Section 2: clinical indicators
2. Exception reporting
The Quality and Outcomes Framework includes the concept of exception reporting. This has been introduced to allow practices to pursue the quality improvement agenda and not be penalised, where, for example, patients do not attend for review, or where a medication cannot be prescribed due to a contraindication or side-effect.
The following criteria have been agreed for exception reporting:
A) patients who have been recorded as refusing to attend review who have been invited on at least three occasions during the preceding twelve months
B) patients for whom it is not appropriate to review the chronic disease parameters due to particular circumstances eg terminal illness, extreme frailty
C) patients newly diagnosed within the practice or who have recently registered with the practice, who should have measurements made within three months and delivery of clinical standards within nine months eg blood pressure or cholesterol measurements within target levels
D) patients who are on maximum tolerated doses of medication whose levels remain sub-optimal
E) patients for whom prescribing a medication is not clinically appropriate eg those who have an allergy, another contraindication or have experienced an adverse reaction
F) where a patient has not tolerated medication
G) where a patient does not agree to investigation or treatment (informed dissent), and this has been recorded in their medical records
H) where the patient has a supervening condition which makes treatment of their condition inappropriate eg cholesterol reduction where the patient has liver disease
I) where an investigative service or secondary care service is unavailable.

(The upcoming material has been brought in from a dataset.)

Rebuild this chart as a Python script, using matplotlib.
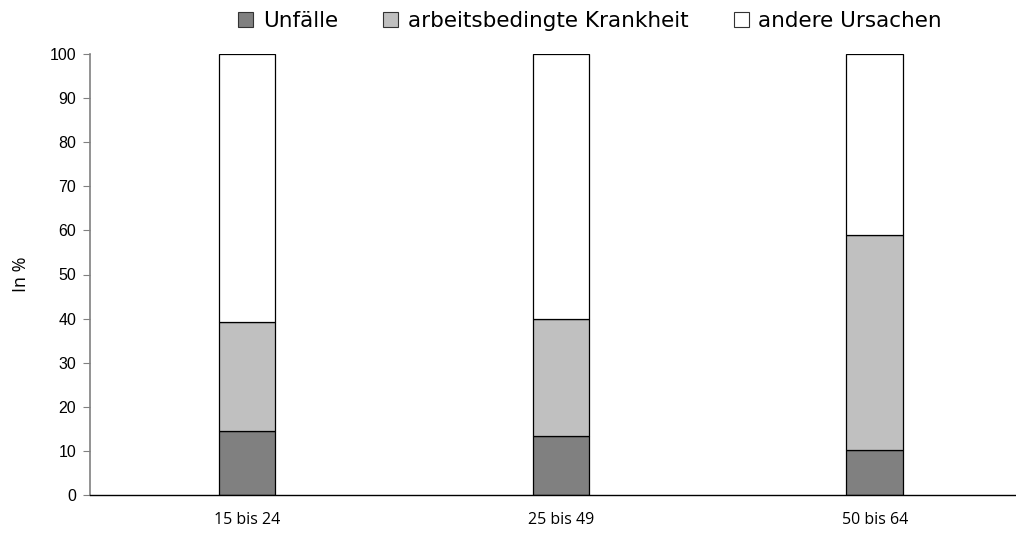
import numpy as np
import matplotlib.pyplot as plt
from matplotlib.patches import Patch

# Data
groups = ["15 bis 24", "25 bis 49", "50 bis 64"]
unfaelle = [14.5, 13.4, 10.2]
krankheit = [24.7, 26.5, 48.8]
andere = [100 - a - b for a, b in zip(unfaelle, krankheit)]

labels = ["Unfälle", "arbeitsbedingte Krankheit", "andere Ursachen"]
colors = ["#808080", "#c0c0c0", "#ffffff"]

fig = plt.figure(figsize=(10.16, 5.35), dpi=100)
ax = fig.add_axes([90 / 1016, 40 / 535, 926 / 1016, 441 / 535])

x = np.arange(len(groups))
w = 0.18
bottom = np.zeros(len(groups))
for vals, c in zip([unfaelle, krankheit, andere], colors):
    ax.bar(x, vals, w, bottom=bottom, color=c, edgecolor="#000000", linewidth=0.9)
    bottom += np.array(vals)

ax.set_xlim(-0.5, 2.45)
ax.set_ylim(0, 100)
ax.set_yticks(range(0, 101, 10))
ax.set_xticks(x)
ax.set_xticklabels(groups, fontsize=11.5, family="Open Sans")
ax.tick_params(axis="x", length=0, pad=12)
ax.tick_params(axis="y", length=5, color="#808080", labelsize=11.5, pad=5)
for t in ax.get_yticklabels():
    t.set_family("Liberation Sans")
ax.set_ylabel("In %", fontsize=13, family="Open Sans", labelpad=14)

ax.spines["top"].set_visible(False)
ax.spines["right"].set_visible(False)
ax.spines["left"].set_color("#808080")
ax.spines["left"].set_linewidth(1.2)
ax.spines["bottom"].set_color("#000000")
ax.spines["bottom"].set_linewidth(1.0)

handles = [Patch(facecolor=c, edgecolor="#333333", linewidth=0.8) for c in colors]
fig.legend(handles, labels, loc="center", bbox_to_anchor=(590 / 1016, 1 - 21 / 535),
           ncol=3, frameon=False, prop={"family": "DejaVu Sans", "size": 15.5},
           handlelength=0.7, handleheight=0.7, handletextpad=0.45, columnspacing=2.1)

fig.savefig("out.png", dpi=100)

In the case of exception reporting on criteria A and B this would apply to the disease register and these patients would be subtracted from the denominator for all other indicators. For example, in a practice with 100 patients on the CHD disease register, in which four patients have been recalled for follow-up on two occasions but have not attended and one patient has become terminally ill with metastatic breast carcinoma during the year, the denominator for reporting would be 95. This would apply to all relevant indicators in the CHD set.
In addition, practices may exception-report patients relating to single indicators, for example a patient who has left ventricular dysfunction (LVD) but who is intolerant of ACE inhibitors could be exception-reported. This would again be done by removing the patient from the denominator.
In some instances, a patient may have been referred to a specialist with the expectation that a test or investigation would be carried out. Where this has not been done (eg a specialist has ordered an alternative test to an echocardiogram for a patient with heart failure), than that patient would be exception-reported (as in I above). In other cases, eg a diabetic with a hospital summary of an annual review which had no record of fundoscopy, it would be the GP’s overall responsibility to ensure that appropriate care had been given.
Practices should report the number of exceptions for each indicator set and individual indicator. Exception codes have been added to systems by supliers. Practices will not be expected to report why individual patients were exception-reported. So, for example, a single new Read code is likely to be developed for exception reporting, rather than one for each of the categories above. However, practices may be called on to justify why they have excepted patients from the quality framework and this should be identifiable in the clinical record.